## Problem to work on
Copy exactly the lines from the start of the material through the line with "title_offsets = [266, 266, 274]". Pictures stay out of the copy.
>>>
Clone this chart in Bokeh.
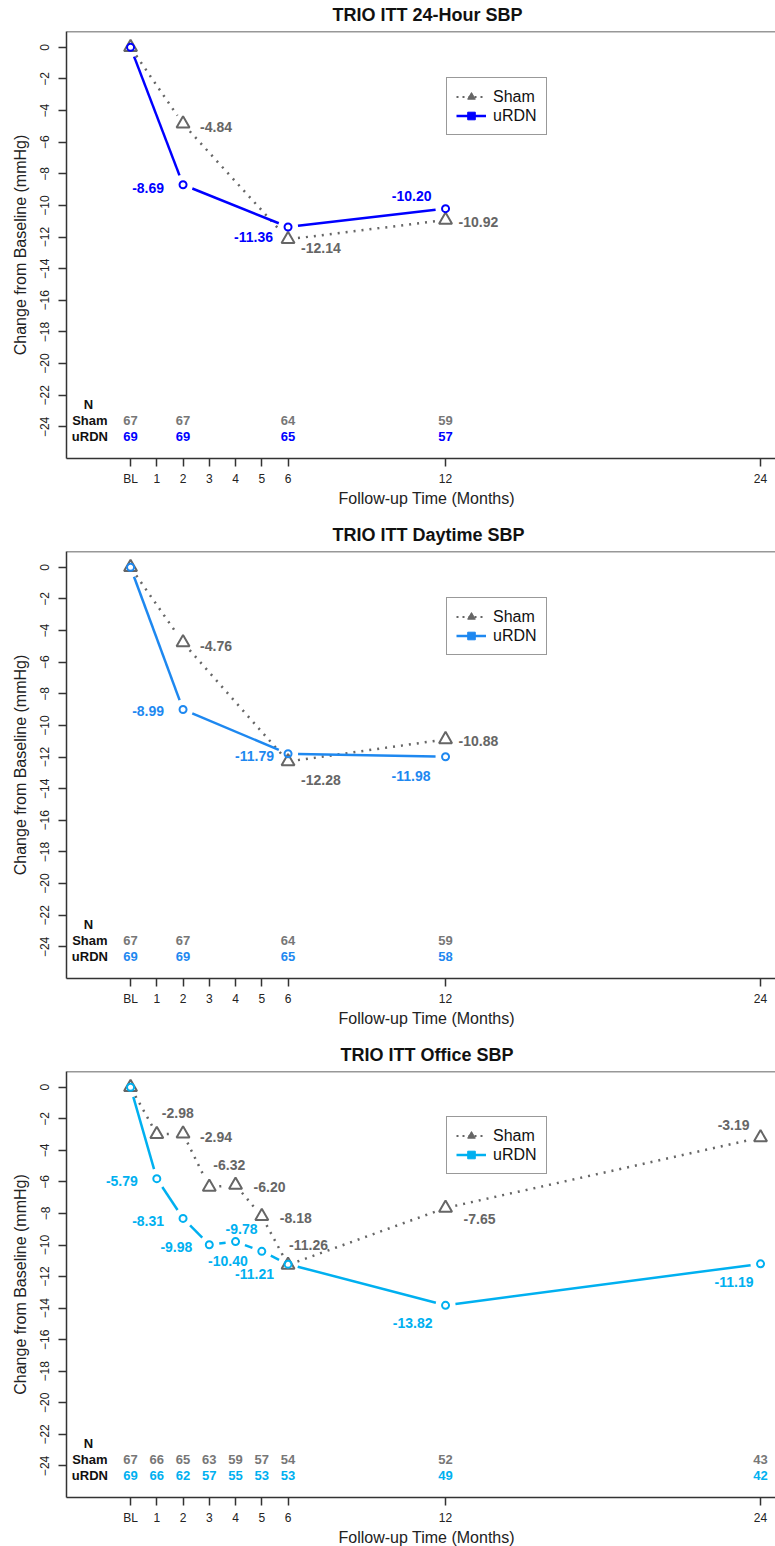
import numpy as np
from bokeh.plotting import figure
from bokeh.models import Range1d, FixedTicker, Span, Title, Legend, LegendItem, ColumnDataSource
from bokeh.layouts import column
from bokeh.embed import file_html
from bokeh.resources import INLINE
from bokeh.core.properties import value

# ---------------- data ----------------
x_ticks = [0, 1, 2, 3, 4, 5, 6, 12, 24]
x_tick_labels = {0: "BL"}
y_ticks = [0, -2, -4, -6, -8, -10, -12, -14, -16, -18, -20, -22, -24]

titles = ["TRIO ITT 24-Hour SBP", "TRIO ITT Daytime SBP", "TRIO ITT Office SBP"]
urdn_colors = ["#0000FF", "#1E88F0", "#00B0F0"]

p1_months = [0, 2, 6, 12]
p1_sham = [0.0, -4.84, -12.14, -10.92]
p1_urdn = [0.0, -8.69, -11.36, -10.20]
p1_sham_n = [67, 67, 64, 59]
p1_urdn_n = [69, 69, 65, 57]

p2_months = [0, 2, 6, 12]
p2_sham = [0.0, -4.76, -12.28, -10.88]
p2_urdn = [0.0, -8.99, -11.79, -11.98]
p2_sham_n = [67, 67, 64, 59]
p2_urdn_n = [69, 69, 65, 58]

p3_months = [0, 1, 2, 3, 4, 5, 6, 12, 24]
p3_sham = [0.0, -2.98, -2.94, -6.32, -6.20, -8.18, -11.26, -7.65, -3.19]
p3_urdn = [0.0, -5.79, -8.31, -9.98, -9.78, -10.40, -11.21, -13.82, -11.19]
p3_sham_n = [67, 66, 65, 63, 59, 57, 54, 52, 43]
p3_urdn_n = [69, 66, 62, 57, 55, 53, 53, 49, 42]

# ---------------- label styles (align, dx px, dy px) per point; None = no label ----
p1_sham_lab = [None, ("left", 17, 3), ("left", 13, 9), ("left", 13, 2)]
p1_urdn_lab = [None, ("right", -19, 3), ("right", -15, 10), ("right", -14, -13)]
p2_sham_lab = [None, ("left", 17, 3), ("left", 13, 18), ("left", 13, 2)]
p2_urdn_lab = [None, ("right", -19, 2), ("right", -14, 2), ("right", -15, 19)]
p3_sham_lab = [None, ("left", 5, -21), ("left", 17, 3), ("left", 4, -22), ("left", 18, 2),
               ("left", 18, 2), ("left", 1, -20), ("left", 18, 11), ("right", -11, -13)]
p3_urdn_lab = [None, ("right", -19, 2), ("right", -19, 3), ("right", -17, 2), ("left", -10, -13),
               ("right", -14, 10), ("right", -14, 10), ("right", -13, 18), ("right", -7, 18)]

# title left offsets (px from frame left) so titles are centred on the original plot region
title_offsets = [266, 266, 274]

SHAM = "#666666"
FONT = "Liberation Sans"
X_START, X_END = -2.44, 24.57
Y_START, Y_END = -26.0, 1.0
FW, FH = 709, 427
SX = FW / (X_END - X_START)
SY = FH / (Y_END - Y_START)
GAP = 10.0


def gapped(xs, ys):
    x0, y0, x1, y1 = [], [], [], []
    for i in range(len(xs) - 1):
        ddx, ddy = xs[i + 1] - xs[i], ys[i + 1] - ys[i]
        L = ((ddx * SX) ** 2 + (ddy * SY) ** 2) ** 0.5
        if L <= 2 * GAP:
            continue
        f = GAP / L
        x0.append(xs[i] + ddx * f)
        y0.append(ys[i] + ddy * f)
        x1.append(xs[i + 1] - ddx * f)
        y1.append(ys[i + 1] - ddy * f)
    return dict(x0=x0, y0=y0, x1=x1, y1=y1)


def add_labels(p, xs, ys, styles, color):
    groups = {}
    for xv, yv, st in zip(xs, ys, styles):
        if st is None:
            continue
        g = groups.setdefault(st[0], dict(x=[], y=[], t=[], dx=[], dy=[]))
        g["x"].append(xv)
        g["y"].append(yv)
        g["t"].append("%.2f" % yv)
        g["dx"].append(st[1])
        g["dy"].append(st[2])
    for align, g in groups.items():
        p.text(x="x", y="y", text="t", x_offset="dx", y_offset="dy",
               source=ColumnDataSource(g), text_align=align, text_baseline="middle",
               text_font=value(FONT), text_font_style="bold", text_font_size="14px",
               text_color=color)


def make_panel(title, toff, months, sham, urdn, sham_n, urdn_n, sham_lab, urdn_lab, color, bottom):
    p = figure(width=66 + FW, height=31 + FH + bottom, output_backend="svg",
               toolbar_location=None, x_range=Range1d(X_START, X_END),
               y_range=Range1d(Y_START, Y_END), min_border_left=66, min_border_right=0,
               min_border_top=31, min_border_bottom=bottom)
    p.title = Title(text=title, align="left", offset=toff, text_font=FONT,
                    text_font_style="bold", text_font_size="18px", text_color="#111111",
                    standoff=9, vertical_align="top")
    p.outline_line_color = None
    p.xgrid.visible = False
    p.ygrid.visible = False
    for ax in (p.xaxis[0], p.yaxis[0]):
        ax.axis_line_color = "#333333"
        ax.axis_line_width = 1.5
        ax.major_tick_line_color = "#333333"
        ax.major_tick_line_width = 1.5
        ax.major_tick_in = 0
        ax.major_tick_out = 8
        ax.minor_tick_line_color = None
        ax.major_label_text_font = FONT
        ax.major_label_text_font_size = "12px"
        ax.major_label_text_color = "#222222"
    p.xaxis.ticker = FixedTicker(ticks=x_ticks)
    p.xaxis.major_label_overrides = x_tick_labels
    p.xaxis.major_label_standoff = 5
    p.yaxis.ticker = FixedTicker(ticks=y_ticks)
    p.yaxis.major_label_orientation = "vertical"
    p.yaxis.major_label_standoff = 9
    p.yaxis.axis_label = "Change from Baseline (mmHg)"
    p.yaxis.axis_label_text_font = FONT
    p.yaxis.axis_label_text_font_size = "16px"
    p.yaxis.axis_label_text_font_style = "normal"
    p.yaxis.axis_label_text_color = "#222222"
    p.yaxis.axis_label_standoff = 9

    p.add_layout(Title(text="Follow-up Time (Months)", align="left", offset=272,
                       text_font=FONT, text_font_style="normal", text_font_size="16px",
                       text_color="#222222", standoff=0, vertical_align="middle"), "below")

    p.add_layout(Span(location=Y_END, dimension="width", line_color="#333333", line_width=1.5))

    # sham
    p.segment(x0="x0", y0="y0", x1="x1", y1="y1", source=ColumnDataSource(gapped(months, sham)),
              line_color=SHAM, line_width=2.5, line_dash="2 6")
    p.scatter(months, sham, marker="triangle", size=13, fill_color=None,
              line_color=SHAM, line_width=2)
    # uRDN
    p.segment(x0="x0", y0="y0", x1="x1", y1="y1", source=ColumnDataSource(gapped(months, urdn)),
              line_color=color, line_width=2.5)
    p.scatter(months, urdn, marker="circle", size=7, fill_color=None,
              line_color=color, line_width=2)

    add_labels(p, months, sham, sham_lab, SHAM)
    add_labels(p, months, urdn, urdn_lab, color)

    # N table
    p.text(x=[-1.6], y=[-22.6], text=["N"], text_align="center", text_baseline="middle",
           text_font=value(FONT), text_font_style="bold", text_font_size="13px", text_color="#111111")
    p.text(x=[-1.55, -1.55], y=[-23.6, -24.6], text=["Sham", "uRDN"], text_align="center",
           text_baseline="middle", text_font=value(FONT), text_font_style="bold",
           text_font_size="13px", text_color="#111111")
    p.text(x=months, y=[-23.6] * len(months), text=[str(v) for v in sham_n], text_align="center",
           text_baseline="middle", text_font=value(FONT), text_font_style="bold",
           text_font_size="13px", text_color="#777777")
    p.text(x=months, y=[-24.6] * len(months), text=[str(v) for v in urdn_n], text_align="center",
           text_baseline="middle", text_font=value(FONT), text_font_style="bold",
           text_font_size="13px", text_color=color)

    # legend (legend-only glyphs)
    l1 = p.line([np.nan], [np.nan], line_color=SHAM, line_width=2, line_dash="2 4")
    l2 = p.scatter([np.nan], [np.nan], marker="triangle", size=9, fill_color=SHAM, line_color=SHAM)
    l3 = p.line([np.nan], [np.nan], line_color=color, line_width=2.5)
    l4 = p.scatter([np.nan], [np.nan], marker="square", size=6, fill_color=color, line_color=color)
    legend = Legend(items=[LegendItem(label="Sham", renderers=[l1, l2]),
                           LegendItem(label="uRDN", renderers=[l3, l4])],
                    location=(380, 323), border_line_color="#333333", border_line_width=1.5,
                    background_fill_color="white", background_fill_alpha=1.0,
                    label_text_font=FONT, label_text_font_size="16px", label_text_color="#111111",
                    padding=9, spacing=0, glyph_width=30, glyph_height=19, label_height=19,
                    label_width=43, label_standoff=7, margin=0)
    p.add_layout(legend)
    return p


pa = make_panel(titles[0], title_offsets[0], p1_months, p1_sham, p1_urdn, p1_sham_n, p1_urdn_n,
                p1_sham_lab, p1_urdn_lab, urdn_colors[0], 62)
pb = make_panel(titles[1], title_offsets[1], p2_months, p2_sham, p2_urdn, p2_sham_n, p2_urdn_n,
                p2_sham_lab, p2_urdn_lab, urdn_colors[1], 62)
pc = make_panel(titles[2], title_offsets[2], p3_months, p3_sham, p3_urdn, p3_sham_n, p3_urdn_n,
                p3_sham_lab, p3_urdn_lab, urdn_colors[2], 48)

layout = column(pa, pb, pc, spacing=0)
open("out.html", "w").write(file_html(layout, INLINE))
<<<
## Solution to this exercise
Clone this chart in Bokeh.
import numpy as np
from bokeh.plotting import figure
from bokeh.models import Range1d, FixedTicker, Span, Title, Legend, LegendItem, ColumnDataSource
from bokeh.layouts import column
from bokeh.embed import file_html
from bokeh.resources import INLINE
from bokeh.core.properties import value

# ---------------- data ----------------
x_ticks = [0, 1, 2, 3, 4, 5, 6, 12, 24]
x_tick_labels = {0: "BL"}
y_ticks = [0, -2, -4, -6, -8, -10, -12, -14, -16, -18, -20, -22, -24]

titles = ["TRIO ITT 24-Hour SBP", "TRIO ITT Daytime SBP", "TRIO ITT Office SBP"]
urdn_colors = ["#0000FF", "#1E88F0", "#00B0F0"]

p1_months = [0, 2, 6, 12]
p1_sham = [0.0, -4.84, -12.14, -10.92]
p1_urdn = [0.0, -8.69, -11.36, -10.20]
p1_sham_n = [67, 67, 64, 59]
p1_urdn_n = [69, 69, 65, 57]

p2_months = [0, 2, 6, 12]
p2_sham = [0.0, -4.76, -12.28, -10.88]
p2_urdn = [0.0, -8.99, -11.79, -11.98]
p2_sham_n = [67, 67, 64, 59]
p2_urdn_n = [69, 69, 65, 58]

p3_months = [0, 1, 2, 3, 4, 5, 6, 12, 24]
p3_sham = [0.0, -2.98, -2.94, -6.32, -6.20, -8.18, -11.26, -7.65, -3.19]
p3_urdn = [0.0, -5.79, -8.31, -9.98, -9.78, -10.40, -11.21, -13.82, -11.19]
p3_sham_n = [67, 66, 65, 63, 59, 57, 54, 52, 43]
p3_urdn_n = [69, 66, 62, 57, 55, 53, 53, 49, 42]

# ---------------- label styles (align, dx px, dy px) per point; None = no label ----
p1_sham_lab = [None, ("left", 17, 3), ("left", 13, 9), ("left", 13, 2)]
p1_urdn_lab = [None, ("right", -19, 3), ("right", -15, 10), ("right", -14, -13)]
p2_sham_lab = [None, ("left", 17, 3), ("left", 13, 18), ("left", 13, 2)]
p2_urdn_lab = [None, ("right", -19, 2), ("right", -14, 2), ("right", -15, 19)]
p3_sham_lab = [None, ("left", 5, -21), ("left", 17, 3), ("left", 4, -22), ("left", 18, 2),
               ("left", 18, 2), ("left", 1, -20), ("left", 18, 11), ("right", -11, -13)]
p3_urdn_lab = [None, ("right", -19, 2), ("right", -19, 3), ("right", -17, 2), ("left", -10, -13),
               ("right", -14, 10), ("right", -14, 10), ("right", -13, 18), ("right", -7, 18)]

# title left offsets (px from frame left) so titles are centred on the original plot region
title_offsets = [266, 266, 274]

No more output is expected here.